Мертвые дочери | Кино | Time Out

Мертвые дочери

Василий Корецкий   27 января 2007
3 мин
Мертвые дочери
Компания молодых людей из Москвы попадает под странное проклятье трех Мертвых Дочерей.

Пятнадцатиминутный трейлер "Мертвых дочерей" уже давно кочует по Сети, обрастая восторженными откликами тех счастливчиков, которым повезло видеть ленту Руминова на тест-просмотрах. Конечно, рекламная кампания фильма была сделана с толком и, что называется, "по-западному" (подобным образом там раскручивают независимые ленты, ориентируясь на целевую аудиторию, просиживающую в Интернете). Но при всем напористом самопиаре и назойливом мессианстве Руминов играет честно, и рекламные материалы ничем не отличаются от собственно фильма — ни ритмом, ни скоростью смены кадров, ни ясностью (или запутанностью) сюжета.

Итак, компания необычайно красивых молодых людей из Москвы (кастинг тут действительно потрясающий, впрочем, единственный человек, способный хоть как-то играть, погибает первым) попадает под странное и довольно тупое проклятье трех Мертвых Дочерей. По правилам игры призрачные Дочери трое суток следят за жертвами и в случае плохого поведения безжалостно убивают их подручными средствами.

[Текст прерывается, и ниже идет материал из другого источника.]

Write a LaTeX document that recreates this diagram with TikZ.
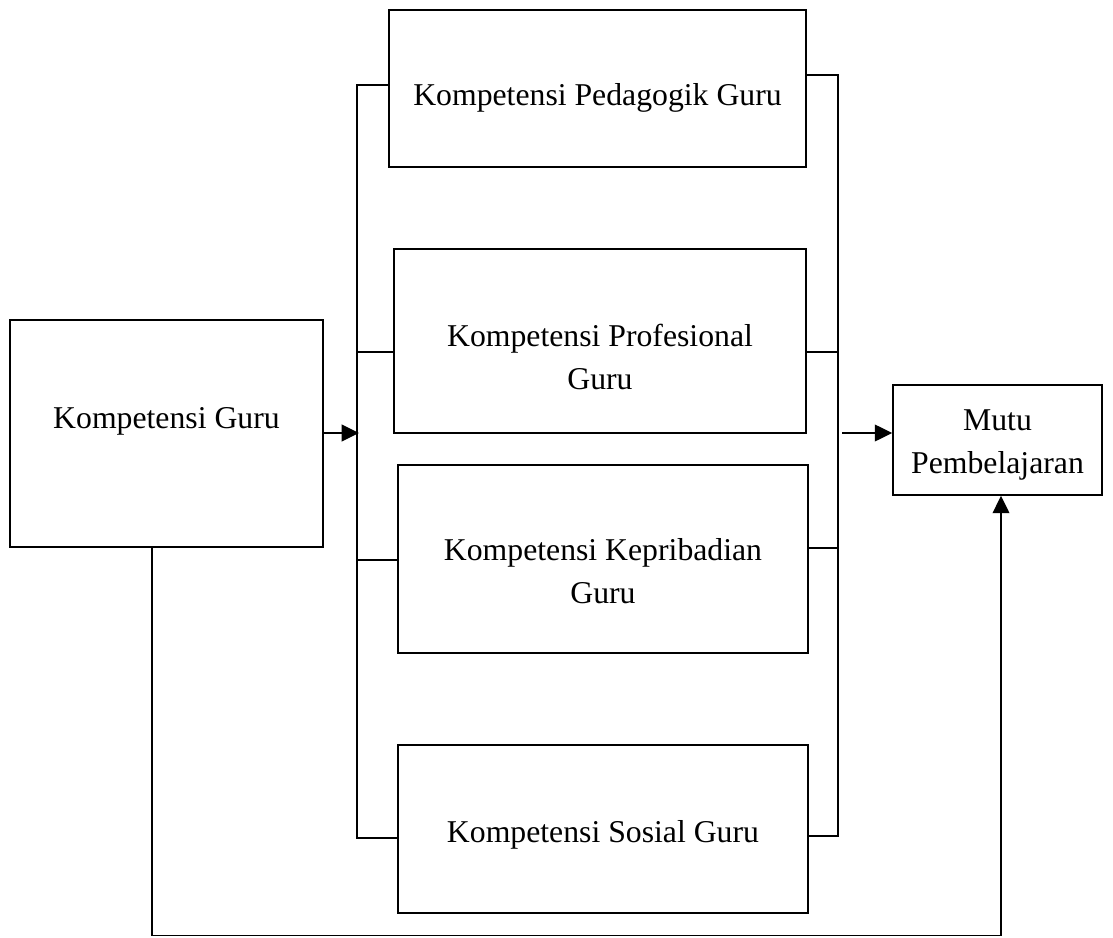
\documentclass[tikz,border=0pt]{standalone}
\usepackage{fontspec}
\setmainfont{Liberation Serif}
\usetikzlibrary{arrows.meta}
\begin{document}
\begin{tikzpicture}[x=0.75pt,y=-0.75pt,
  box/.style={draw, line width=1.2pt, inner sep=0pt},
  txt/.style={font=\fontsize{23.8}{32}\selectfont, align=center, inner sep=0pt},
  ln/.style={line width=1.2pt},
  arr/.style={line width=1.2pt, -{Triangle[length=13pt,width=12.5pt]}}]
\useasboundingbox (0,0) rectangle (1113,938);
% boxes
\node[box, minimum width=417*0.75pt, minimum height=157*0.75pt] (ped) at (597.5,88.5) {};
\node[box, minimum width=412*0.75pt, minimum height=184*0.75pt] (pro) at (600,341) {};
\node[box, minimum width=410*0.75pt, minimum height=188*0.75pt] (kep) at (603,559) {};
\node[box, minimum width=410*0.75pt, minimum height=168*0.75pt] (sos) at (603,829) {};
\node[box, minimum width=313*0.75pt, minimum height=227*0.75pt] (kg) at (166.5,433.5) {};
\node[box, minimum width=209*0.75pt, minimum height=110*0.75pt] (mp) at (997.5,440) {};
% texts
\node[txt] (pedt) at (597.5,98) {Kompetensi Pedagogik Guru};
\node[txt] (prot) at (600,357) {Kompetensi Profesional\\Guru};
\node[txt] (kept) at (603,571) {Kompetensi Kepribadian\\Guru};
\node[txt] (sost) at (603,835) {Kompetensi Sosial Guru};
\node[txt] (kgt) at (166.5,421) {Kompetensi Guru};
\node[txt] (mpt) at (997.5,445) {Mutu\\Pembelajaran};
% left bracket
\coordinate (lt) at (357,85);
\coordinate (lb) at (357,838);
\draw[ln] (ped.west |- lt) -- (lt) -- (lb) -- (sos.west |- lb);
\draw[ln] (357,352) -- (pro.west |- 0,352);
\draw[ln] (357,560) -- (kep.west |- 0,560);
% right bracket
\coordinate (rt) at (838,75);
\coordinate (rb) at (838,836);
\draw[ln] (ped.east |- rt) -- (rt) -- (rb) -- (sos.east |- rb);
\draw[ln] (838,352) -- (pro.east |- 0,352);
\draw[ln] (838,548) -- (kep.east |- 0,548);
% arrows
\coordinate (la) at (359,433);
\draw[arr] (kg.east |- la) -- (la);
\coordinate (ra) at (842,433);
\draw[arr] (ra) -- (mp.west |- ra);
% bottom loop
\coordinate (bl) at (152,935.5);
\coordinate (br) at (1001,935.5);
\draw[ln] (kg.south -| bl) -- (bl) -- (br);
\draw[arr] (br) -- (mp.south -| br);
\end{tikzpicture}
\end{document}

Правда, "что такое хорошо", слабо представляют себе и призраки, и жертвы, и сам режиссер, — в этом как бы философия картины. Ошалевшие герои пытаются спастись разными способами, соответствующими их темпераменту, и попадают порой в действительно смешные ситуации. Впрочем, к какому финалу приведет своих героев режиссер, чей блог называется "Мы все умрем", вполне очевидно.

Неотвязные мысли о неизбежной смерти, видимо, кажутся Руминову самым страшным, что только можно придумать, так что собственно ужасное на экране отсутствует напрочь. Саспенс — тоже. А мощь и динамика фильма создаются безоглядным применением анаболиков: картинка, и без того снятая дрожащей рукой оператора, нарезана в такую лапшу, какая не снилась и Тони Скотту.

Если вдуматься, это самое настоящее эйзенштейновское кино: здесь и типажи вместо актеров, и монтаж, от которого "взревели камни" московских новостроек. По частям все это невероятно, беспрецедентно красиво и резко (придуманных и понатасканных отовсюду "находок режиссера" российскому кино хватило бы года на два), вместе — похоже на речитатив 2Н Company: технические возможности исполнителя безнадежно превосходят возможности зрительского восприятия. В 1930-х такое называлось формализмом, за него можно было вылететь из профессии и домчаться аж до Колымы. Но сегодня за лишнюю монтажную склейку никто и словом не попрекнет: на фоне общей бесхитростности российского кино "Дочери" смотрятся если не "Иваном Грозным", то, во всяком случае, "Стачкой". К тому же так, не в простоте, Руминов говорит со зрителем — учит жизни, грозит смертью, взывает к добру. И слава богу, что его тихие поучения тонут в грохоте вызванных им же стихий.